** START OF DATA **
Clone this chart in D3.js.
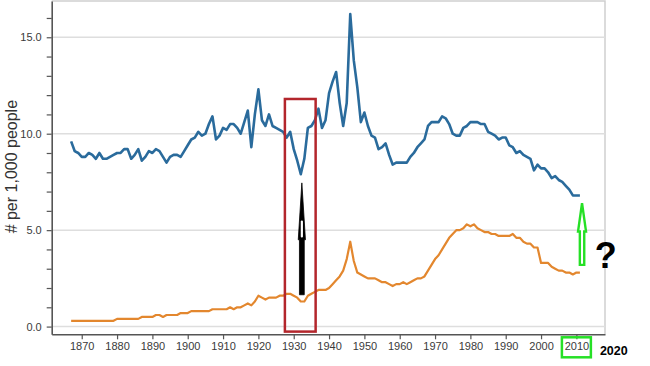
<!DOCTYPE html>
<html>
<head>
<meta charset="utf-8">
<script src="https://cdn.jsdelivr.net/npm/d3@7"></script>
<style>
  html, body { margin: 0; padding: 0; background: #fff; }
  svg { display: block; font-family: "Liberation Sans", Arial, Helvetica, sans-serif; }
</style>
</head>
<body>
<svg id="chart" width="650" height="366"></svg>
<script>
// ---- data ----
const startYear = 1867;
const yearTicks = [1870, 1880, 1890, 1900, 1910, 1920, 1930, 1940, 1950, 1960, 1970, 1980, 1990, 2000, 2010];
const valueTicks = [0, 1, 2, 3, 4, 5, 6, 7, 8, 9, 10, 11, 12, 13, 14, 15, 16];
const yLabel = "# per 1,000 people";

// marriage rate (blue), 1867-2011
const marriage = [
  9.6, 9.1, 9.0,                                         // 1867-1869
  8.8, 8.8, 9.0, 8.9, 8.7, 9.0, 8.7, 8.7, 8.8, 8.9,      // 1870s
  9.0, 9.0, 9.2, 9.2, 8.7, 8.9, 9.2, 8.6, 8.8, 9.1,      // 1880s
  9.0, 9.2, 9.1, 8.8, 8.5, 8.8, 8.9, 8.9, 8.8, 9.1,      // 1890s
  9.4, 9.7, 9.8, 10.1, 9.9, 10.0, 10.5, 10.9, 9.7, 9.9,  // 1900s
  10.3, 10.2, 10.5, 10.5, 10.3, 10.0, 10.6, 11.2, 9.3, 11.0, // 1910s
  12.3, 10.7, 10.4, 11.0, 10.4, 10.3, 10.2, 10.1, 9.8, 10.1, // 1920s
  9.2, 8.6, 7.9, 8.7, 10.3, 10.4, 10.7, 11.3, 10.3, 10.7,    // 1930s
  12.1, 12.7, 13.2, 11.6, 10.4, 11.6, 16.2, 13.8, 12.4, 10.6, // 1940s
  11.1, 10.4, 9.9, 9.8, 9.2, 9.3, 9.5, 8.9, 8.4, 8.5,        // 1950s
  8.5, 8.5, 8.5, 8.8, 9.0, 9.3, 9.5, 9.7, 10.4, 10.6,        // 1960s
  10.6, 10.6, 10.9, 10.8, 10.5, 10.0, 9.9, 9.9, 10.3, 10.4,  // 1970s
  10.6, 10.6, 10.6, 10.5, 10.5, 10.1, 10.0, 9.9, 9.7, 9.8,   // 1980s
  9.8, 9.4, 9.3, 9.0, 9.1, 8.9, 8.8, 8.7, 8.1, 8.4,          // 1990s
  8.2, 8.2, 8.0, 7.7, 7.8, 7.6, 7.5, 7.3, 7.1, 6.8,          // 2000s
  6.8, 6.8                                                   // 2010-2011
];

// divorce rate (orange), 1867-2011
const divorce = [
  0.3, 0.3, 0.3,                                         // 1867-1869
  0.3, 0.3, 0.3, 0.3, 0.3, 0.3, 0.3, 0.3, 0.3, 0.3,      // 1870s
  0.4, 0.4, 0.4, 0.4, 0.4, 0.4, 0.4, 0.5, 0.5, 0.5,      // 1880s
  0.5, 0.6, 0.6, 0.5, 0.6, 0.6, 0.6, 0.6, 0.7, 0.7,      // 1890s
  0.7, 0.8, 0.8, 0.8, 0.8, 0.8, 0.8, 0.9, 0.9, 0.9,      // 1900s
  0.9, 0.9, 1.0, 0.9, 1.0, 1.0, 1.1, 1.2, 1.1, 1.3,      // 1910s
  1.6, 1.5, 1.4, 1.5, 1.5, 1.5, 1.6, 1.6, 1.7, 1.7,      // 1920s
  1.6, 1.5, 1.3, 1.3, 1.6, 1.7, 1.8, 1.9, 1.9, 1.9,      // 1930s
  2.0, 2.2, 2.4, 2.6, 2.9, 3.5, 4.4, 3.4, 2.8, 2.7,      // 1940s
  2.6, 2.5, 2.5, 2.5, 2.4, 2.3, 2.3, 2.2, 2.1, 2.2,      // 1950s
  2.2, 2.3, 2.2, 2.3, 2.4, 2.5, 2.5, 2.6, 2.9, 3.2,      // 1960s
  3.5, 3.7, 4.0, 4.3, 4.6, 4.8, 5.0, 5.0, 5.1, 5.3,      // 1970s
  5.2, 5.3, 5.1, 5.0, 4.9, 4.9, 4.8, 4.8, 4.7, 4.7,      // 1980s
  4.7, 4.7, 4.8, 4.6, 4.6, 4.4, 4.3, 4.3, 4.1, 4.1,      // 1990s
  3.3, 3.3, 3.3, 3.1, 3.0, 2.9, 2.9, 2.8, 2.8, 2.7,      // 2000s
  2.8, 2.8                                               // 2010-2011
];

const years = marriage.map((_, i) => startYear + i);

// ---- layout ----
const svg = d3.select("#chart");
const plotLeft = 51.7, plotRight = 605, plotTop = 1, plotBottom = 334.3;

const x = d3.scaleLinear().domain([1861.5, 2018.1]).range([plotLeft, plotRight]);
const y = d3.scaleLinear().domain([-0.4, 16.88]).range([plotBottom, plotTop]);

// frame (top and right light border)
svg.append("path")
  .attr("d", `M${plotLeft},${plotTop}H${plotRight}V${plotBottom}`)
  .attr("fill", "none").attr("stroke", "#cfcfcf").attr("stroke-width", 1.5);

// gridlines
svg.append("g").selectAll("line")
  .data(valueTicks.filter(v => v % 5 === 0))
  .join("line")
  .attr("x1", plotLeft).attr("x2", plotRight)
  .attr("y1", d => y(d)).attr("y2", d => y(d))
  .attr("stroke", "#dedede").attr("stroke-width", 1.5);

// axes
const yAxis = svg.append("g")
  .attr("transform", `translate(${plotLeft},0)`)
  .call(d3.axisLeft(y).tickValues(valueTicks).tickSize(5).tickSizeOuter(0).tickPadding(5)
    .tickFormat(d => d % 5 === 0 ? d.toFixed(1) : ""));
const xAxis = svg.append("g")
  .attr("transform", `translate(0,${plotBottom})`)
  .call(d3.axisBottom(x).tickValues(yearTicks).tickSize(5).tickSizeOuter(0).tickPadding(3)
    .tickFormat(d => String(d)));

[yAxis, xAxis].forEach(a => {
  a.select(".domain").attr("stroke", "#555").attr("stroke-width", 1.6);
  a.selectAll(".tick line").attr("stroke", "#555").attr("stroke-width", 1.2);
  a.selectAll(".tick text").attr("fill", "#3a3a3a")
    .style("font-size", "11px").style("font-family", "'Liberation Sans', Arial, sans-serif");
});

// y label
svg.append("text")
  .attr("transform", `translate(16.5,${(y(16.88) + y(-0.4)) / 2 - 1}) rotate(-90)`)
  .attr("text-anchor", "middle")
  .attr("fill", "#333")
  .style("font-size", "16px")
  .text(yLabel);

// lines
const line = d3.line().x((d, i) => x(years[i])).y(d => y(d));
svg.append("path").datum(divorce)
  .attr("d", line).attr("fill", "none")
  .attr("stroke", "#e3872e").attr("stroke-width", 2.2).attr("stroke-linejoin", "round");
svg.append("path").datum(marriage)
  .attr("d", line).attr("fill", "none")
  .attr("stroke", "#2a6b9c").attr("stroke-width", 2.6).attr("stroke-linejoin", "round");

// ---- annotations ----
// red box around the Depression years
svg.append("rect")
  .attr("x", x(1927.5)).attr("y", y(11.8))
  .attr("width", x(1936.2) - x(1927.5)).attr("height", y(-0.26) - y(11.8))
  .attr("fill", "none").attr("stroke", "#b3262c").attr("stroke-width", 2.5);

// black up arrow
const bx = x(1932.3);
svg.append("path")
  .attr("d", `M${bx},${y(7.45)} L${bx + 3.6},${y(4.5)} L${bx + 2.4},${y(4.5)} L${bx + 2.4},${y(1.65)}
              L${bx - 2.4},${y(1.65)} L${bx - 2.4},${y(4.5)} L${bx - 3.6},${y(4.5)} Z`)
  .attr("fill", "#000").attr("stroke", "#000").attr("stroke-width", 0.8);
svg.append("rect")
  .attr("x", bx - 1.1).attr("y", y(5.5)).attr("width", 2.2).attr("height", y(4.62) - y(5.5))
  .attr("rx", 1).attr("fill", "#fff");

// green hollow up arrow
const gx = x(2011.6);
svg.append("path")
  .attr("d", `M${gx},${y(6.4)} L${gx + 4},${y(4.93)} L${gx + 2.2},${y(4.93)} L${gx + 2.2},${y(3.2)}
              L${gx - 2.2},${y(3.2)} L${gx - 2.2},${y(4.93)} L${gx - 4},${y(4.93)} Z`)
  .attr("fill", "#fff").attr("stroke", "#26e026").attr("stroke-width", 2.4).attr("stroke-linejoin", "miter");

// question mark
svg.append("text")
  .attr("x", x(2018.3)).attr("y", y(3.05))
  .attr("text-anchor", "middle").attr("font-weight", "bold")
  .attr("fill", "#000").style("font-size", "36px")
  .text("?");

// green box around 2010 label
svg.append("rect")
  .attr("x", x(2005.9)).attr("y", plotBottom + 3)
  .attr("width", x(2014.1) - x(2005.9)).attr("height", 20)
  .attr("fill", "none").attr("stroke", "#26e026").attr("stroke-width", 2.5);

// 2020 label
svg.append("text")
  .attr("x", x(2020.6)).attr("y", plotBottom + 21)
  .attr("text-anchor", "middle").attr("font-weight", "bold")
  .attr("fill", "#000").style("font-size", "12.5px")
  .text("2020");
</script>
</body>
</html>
** END OF DATA **
» DIRECTIVE: Isolate the lines that hold the word "chart" and copy all of them.

» COMPLETE ANSWER:
Clone this chart in D3.js.
<svg id="chart" width="650" height="366"></svg>
const svg = d3.select("#chart");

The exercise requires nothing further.